■ WRITTEN REQUEST
Look for the line containing "What matplotlib code" and the line containing "label_y = [0.2335, 0.2367, 0.2283, 0.1504, 0.1025]" in the entries below. Copy those two and all lines between them exactly, leaving out pictures.

■ DATA LINES
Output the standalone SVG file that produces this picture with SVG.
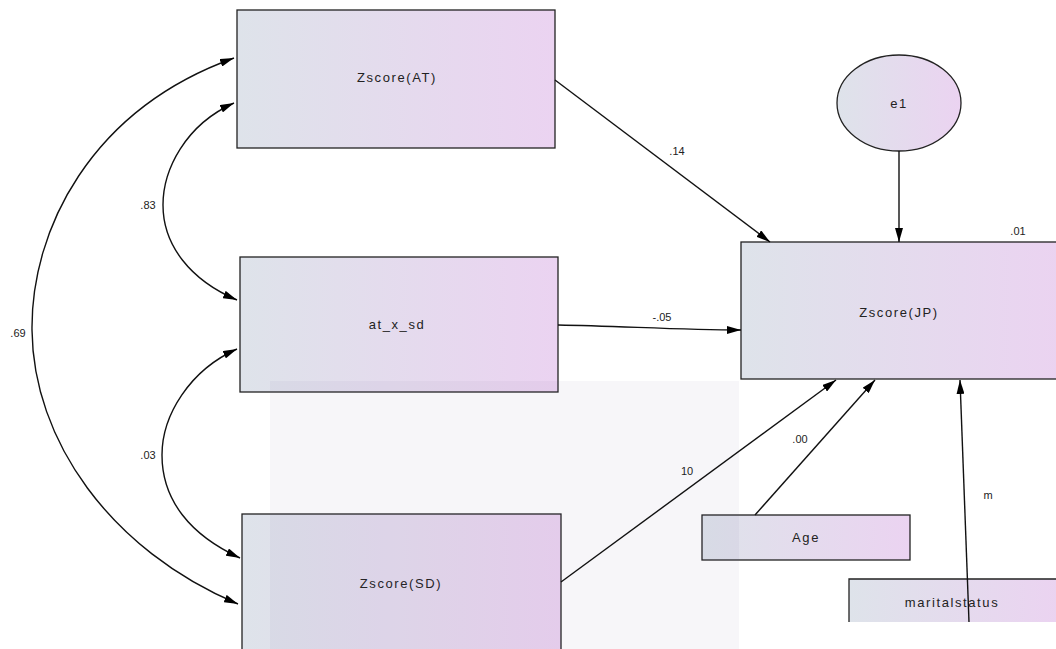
<svg xmlns="http://www.w3.org/2000/svg" width="1056" height="649" viewBox="0 0 1056 649">
<defs>
<linearGradient id="g" x1="0" y1="0" x2="1" y2="0">
<stop offset="0" stop-color="#dee3ea"/>
<stop offset="1" stop-color="#ebd3f1"/>
</linearGradient>
<marker id="ah" viewBox="0 0 14 8" refX="14" refY="4" markerWidth="14" markerHeight="8" markerUnits="userSpaceOnUse" orient="auto-start-reverse">
<path d="M0,0 L14,4 L0,8 z" fill="#000"/>
</marker>
<style>
.box{fill:url(#g);stroke:#222;stroke-width:1.3}
.lbl{font-family:"Liberation Sans",Arial,sans-serif;font-size:13px;fill:#222;text-anchor:middle;letter-spacing:1.6px}
.num{font-family:"Liberation Sans",Arial,sans-serif;font-size:11px;fill:#222;text-anchor:middle}
.c{fill:none;stroke:#111;stroke-width:1.4}
</style>
</defs>
<rect width="1056" height="649" fill="#fff"/>
<g id="n_at"><rect class="box" x="237" y="10" width="318" height="138"/><text class="lbl" x="397" y="82">Zscore(AT)</text></g>
<g id="n_atxsd"><rect class="box" x="240" y="257" width="318" height="135"/><text class="lbl" x="397" y="329">at_x_sd</text></g>
<g id="n_sd"><rect class="box" x="242" y="514" width="319" height="150"/><text class="lbl" x="401" y="588">Zscore(SD)</text></g>
<g id="n_jp"><rect class="box" x="741" y="242" width="320" height="137"/><text class="lbl" x="899" y="317">Zscore(JP)</text></g>
<g id="n_e1"><ellipse class="box" cx="899" cy="103" rx="62" ry="48"/><text class="lbl" x="899" y="108">e1</text></g>
<g id="n_age"><rect class="box" x="702" y="515" width="208" height="45"/><text class="lbl" x="806" y="542">Age</text></g>
<g id="n_ms"><rect x="849" y="579" width="210" height="43" fill="url(#g)"/><path d="M849,622 V579 H1056" fill="none" stroke="#222" stroke-width="1.3"/><text class="lbl" x="952" y="607">maritalstatus</text></g>
<rect id="watermark" x="270" y="381" width="469" height="268" fill="#6c6496" opacity="0.055"/>
<g id="connectors">
<path class="c" d="M234,58 C90,110 31,230 32,330 C33,440 110,550 238,604" marker-start="url(#ah)" marker-end="url(#ah)"/>
<path class="c" d="M234,103 C185,125 163,170 163,205 C163,245 190,280 237,300" marker-start="url(#ah)" marker-end="url(#ah)"/>
<path class="c" d="M237,349 C190,370 162,415 162,455 C162,500 190,535 240,558" marker-start="url(#ah)" marker-end="url(#ah)"/>
<line class="c" x1="555" y1="80" x2="770" y2="242" marker-end="url(#ah)"/>
<path class="c" d="M558,325 C620,326 680,330 741,330" marker-end="url(#ah)"/>
<line class="c" x1="561" y1="582" x2="836" y2="380" marker-end="url(#ah)"/>
<line class="c" x1="755" y1="515" x2="875" y2="380" marker-end="url(#ah)"/>
<line class="c" x1="969" y1="622" x2="960" y2="380" marker-end="url(#ah)"/>
<line class="c" x1="899" y1="151" x2="899" y2="242" marker-end="url(#ah)"/>
</g>
<g id="labels">
<text class="num" x="18" y="337">.69</text>
<text class="num" x="148" y="209">.83</text>
<text class="num" x="148" y="459">.03</text>
<text class="num" x="677" y="155">.14</text>
<text class="num" x="662" y="321">-.05</text>
<text class="num" x="687" y="475">10</text>
<text class="num" x="800" y="443">.00</text>
<text class="num" x="988" y="499">m</text>
<text class="num" x="1018" y="235">.01</text>
</g>
</svg>
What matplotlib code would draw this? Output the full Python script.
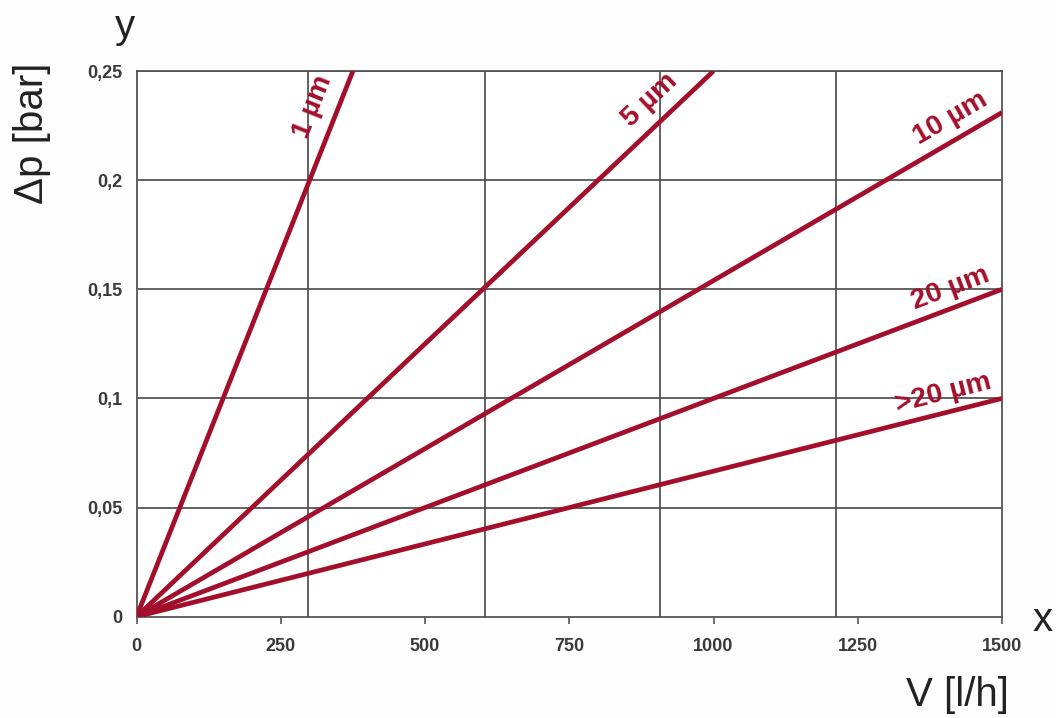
import matplotlib
matplotlib.use("Agg")
import matplotlib.pyplot as plt
import numpy as np

plt.rcParams['font.family'] = ['Liberation Sans', 'DejaVu Sans']

# Data
series_names = ["1 µm", "5 µm", "10 µm", "20 µm", ">20 µm"]
x_end = [375, 1000, 1500, 1500, 1500]          # flow V [l/h] at line end
y_end = [0.25, 0.25, 0.231, 0.150, 0.100]       # Δp [bar] at line end
label_x = [306, 890, 1410, 1410, 1398]
label_y = [0.2335, 0.2367, 0.2283, 0.1504, 0.1025]

x_ticks = [0, 250, 500, 750, 1000, 1250, 1500]
x_ticklabels = ["0", "250", "500", "750", "1000", "1250", "1500"]
y_ticks = [0, 0.05, 0.1, 0.15, 0.2, 0.25]
y_ticklabels = ["0", "0,05", "0,1", "0,15", "0,2", "0,25"]
x_grid = [297, 604, 908, 1213]

line_color = "#A30F2B"
grid_color = "#555555"

fig = plt.figure(figsize=(10.56, 7.18), dpi=100)
fig.patch.set_facecolor("#FDFDFD")
ax = fig.add_axes([0.1293, 0.1411, 0.9489 - 0.1293, 0.9011 - 0.1411])
ax.set_facecolor("#FFFFFF")
ax.set_xlim(0, 1500)
ax.set_ylim(0, 0.25)

for g in x_grid:
    ax.axvline(g, color=grid_color, lw=1.3, zorder=1)
for g in y_ticks[1:]:
    ax.axhline(g, color=grid_color, lw=1.3, zorder=1)

for xe, ye in zip(x_end, y_end):
    ax.plot([0, xe], [0, ye], color=line_color, lw=3.4, solid_capstyle='butt', zorder=3)

# rotated labels along lines
for name, xe, ye, lx, ly in zip(series_names, x_end, y_end, label_x, label_y):
    p0 = ax.transData.transform((0, 0))
    p1 = ax.transData.transform((xe, ye))
    ang = np.degrees(np.arctan2(p1[1] - p0[1], p1[0] - p0[0]))
    ax.text(lx, ly, name, rotation=ang, rotation_mode='anchor', ha='center', va='center',
            color=line_color, fontsize=20.5, fontweight='bold', zorder=4)

ax.set_xticks(x_ticks)
ax.set_xticklabels(x_ticklabels)
ax.set_yticks(y_ticks)
ax.set_yticklabels(y_ticklabels)
ax.tick_params(axis='x', direction='out', length=5, width=1.2, color=grid_color,
               labelsize=13, labelcolor="#3a3a3a", pad=10)
ax.tick_params(axis='y', length=0, labelsize=13, labelcolor="#3a3a3a", pad=10)
for lab in ax.get_xticklabels() + ax.get_yticklabels():
    lab.set_fontweight('bold')

for s in ax.spines.values():
    s.set_color(grid_color)
    s.set_linewidth(1.3)

fig.text(32 / 1056, 1 - 133 / 718, "Δp [bar]", rotation=90, ha='center', va='center',
         fontsize=29, color="#222222")
fig.text(125 / 1056, 1 - 27 / 718, "y", ha='center', va='center', fontsize=29, color="#222222")
fig.text(1043 / 1056, 1 - 620 / 718, "x", ha='center', va='center', fontsize=29, color="#222222")
fig.text(957 / 1056, 1 - 695 / 718, "V [l/h]", ha='center', va='center', fontsize=29, color="#222222")

fig.savefig("out.png", dpi=100, facecolor=fig.get_facecolor())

■ CORRECT RESULT
What matplotlib code would draw this? Output the full Python script.
import matplotlib
matplotlib.use("Agg")
import matplotlib.pyplot as plt
import numpy as np

plt.rcParams['font.family'] = ['Liberation Sans', 'DejaVu Sans']

# Data
series_names = ["1 µm", "5 µm", "10 µm", "20 µm", ">20 µm"]
x_end = [375, 1000, 1500, 1500, 1500]          # flow V [l/h] at line end
y_end = [0.25, 0.25, 0.231, 0.150, 0.100]       # Δp [bar] at line end
label_x = [306, 890, 1410, 1410, 1398]
label_y = [0.2335, 0.2367, 0.2283, 0.1504, 0.1025]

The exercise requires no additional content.